■ Prompt:
Every entry below must be repeated exactly; skip the pictures.

*** Exercise inputs

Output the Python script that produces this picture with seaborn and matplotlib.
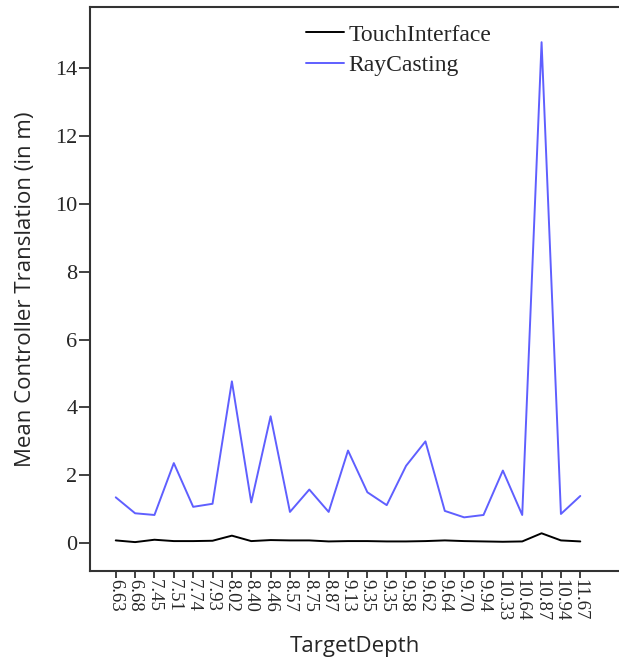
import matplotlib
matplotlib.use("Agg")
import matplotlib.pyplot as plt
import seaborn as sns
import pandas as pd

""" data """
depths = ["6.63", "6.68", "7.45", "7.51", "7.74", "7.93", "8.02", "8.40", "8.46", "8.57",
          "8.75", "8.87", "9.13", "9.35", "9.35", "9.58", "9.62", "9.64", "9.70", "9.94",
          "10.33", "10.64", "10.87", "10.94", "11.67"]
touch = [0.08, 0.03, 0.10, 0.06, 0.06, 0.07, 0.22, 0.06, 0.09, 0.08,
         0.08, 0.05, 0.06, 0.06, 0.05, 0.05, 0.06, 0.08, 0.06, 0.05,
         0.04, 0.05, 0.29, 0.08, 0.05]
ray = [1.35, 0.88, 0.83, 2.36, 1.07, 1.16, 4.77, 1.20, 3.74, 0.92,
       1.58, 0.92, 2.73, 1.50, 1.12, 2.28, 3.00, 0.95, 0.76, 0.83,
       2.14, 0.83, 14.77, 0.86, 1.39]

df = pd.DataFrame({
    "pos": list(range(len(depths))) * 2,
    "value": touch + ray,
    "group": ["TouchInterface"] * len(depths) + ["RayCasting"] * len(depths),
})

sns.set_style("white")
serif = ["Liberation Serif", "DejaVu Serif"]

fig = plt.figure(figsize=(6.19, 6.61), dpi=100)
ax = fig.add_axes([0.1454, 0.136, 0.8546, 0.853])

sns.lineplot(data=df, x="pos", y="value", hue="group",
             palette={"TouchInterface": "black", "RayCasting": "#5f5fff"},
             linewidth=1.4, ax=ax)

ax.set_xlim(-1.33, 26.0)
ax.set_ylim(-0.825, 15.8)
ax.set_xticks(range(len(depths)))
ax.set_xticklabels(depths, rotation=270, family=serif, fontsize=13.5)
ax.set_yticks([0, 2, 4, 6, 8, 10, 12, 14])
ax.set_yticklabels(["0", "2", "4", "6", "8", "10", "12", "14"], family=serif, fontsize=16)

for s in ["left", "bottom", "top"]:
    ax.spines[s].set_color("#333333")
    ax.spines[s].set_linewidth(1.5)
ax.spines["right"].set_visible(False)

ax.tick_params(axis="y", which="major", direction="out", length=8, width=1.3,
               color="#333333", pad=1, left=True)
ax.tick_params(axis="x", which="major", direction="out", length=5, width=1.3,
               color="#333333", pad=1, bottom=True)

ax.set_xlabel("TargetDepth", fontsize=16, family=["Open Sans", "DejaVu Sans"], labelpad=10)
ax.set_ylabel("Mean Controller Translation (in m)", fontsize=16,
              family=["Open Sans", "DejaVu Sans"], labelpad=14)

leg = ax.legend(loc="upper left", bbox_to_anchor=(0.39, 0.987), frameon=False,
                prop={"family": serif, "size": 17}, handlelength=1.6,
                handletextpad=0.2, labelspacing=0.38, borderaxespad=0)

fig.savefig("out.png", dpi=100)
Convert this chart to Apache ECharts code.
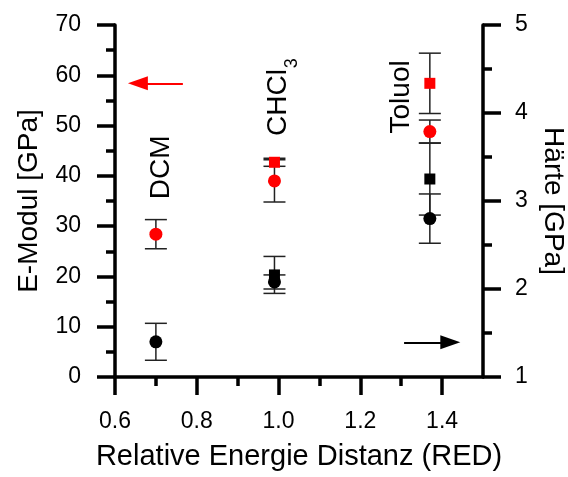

******

■ The response:
Output the Python script that produces this picture with seaborn and matplotlib.
import matplotlib
matplotlib.use("Agg")
import matplotlib.pyplot as plt
import seaborn as sns
import pandas as pd

""" data """
depths = ["6.63", "6.68", "7.45", "7.51", "7.74", "7.93", "8.02", "8.40", "8.46", "8.57",
          "8.75", "8.87", "9.13", "9.35", "9.35", "9.58", "9.62", "9.64", "9.70", "9.94",
          "10.33", "10.64", "10.87", "10.94", "11.67"]
touch = [0.08, 0.03, 0.10, 0.06, 0.06, 0.07, 0.22, 0.06, 0.09, 0.08,
         0.08, 0.05, 0.06, 0.06, 0.05, 0.05, 0.06, 0.08, 0.06, 0.05,
         0.04, 0.05, 0.29, 0.08, 0.05]
ray = [1.35, 0.88, 0.83, 2.36, 1.07, 1.16, 4.77, 1.20, 3.74, 0.92,
       1.58, 0.92, 2.73, 1.50, 1.12, 2.28, 3.00, 0.95, 0.76, 0.83,
       2.14, 0.83, 14.77, 0.86, 1.39]

df = pd.DataFrame({
    "pos": list(range(len(depths))) * 2,
    "value": touch + ray,
    "group": ["TouchInterface"] * len(depths) + ["RayCasting"] * len(depths),
})

sns.set_style("white")
serif = ["Liberation Serif", "DejaVu Serif"]

fig = plt.figure(figsize=(6.19, 6.61), dpi=100)
ax = fig.add_axes([0.1454, 0.136, 0.8546, 0.853])

sns.lineplot(data=df, x="pos", y="value", hue="group",
             palette={"TouchInterface": "black", "RayCasting": "#5f5fff"},
             linewidth=1.4, ax=ax)

ax.set_xlim(-1.33, 26.0)
ax.set_ylim(-0.825, 15.8)
ax.set_xticks(range(len(depths)))
ax.set_xticklabels(depths, rotation=270, family=serif, fontsize=13.5)
ax.set_yticks([0, 2, 4, 6, 8, 10, 12, 14])
ax.set_yticklabels(["0", "2", "4", "6", "8", "10", "12", "14"], family=serif, fontsize=16)

for s in ["left", "bottom", "top"]:
    ax.spines[s].set_color("#333333")
    ax.spines[s].set_linewidth(1.5)
ax.spines["right"].set_visible(False)

ax.tick_params(axis="y", which="major", direction="out", length=8, width=1.3,
               color="#333333", pad=1, left=True)
ax.tick_params(axis="x", which="major", direction="out", length=5, width=1.3,
               color="#333333", pad=1, bottom=True)

ax.set_xlabel("TargetDepth", fontsize=16, family=["Open Sans", "DejaVu Sans"], labelpad=10)
ax.set_ylabel("Mean Controller Translation (in m)", fontsize=16,
              family=["Open Sans", "DejaVu Sans"], labelpad=14)

leg = ax.legend(loc="upper left", bbox_to_anchor=(0.39, 0.987), frameon=False,
                prop={"family": serif, "size": 17}, handlelength=1.6,
                handletextpad=0.2, labelspacing=0.38, borderaxespad=0)

fig.savefig("out.png", dpi=100)
Convert this chart to Apache ECharts code.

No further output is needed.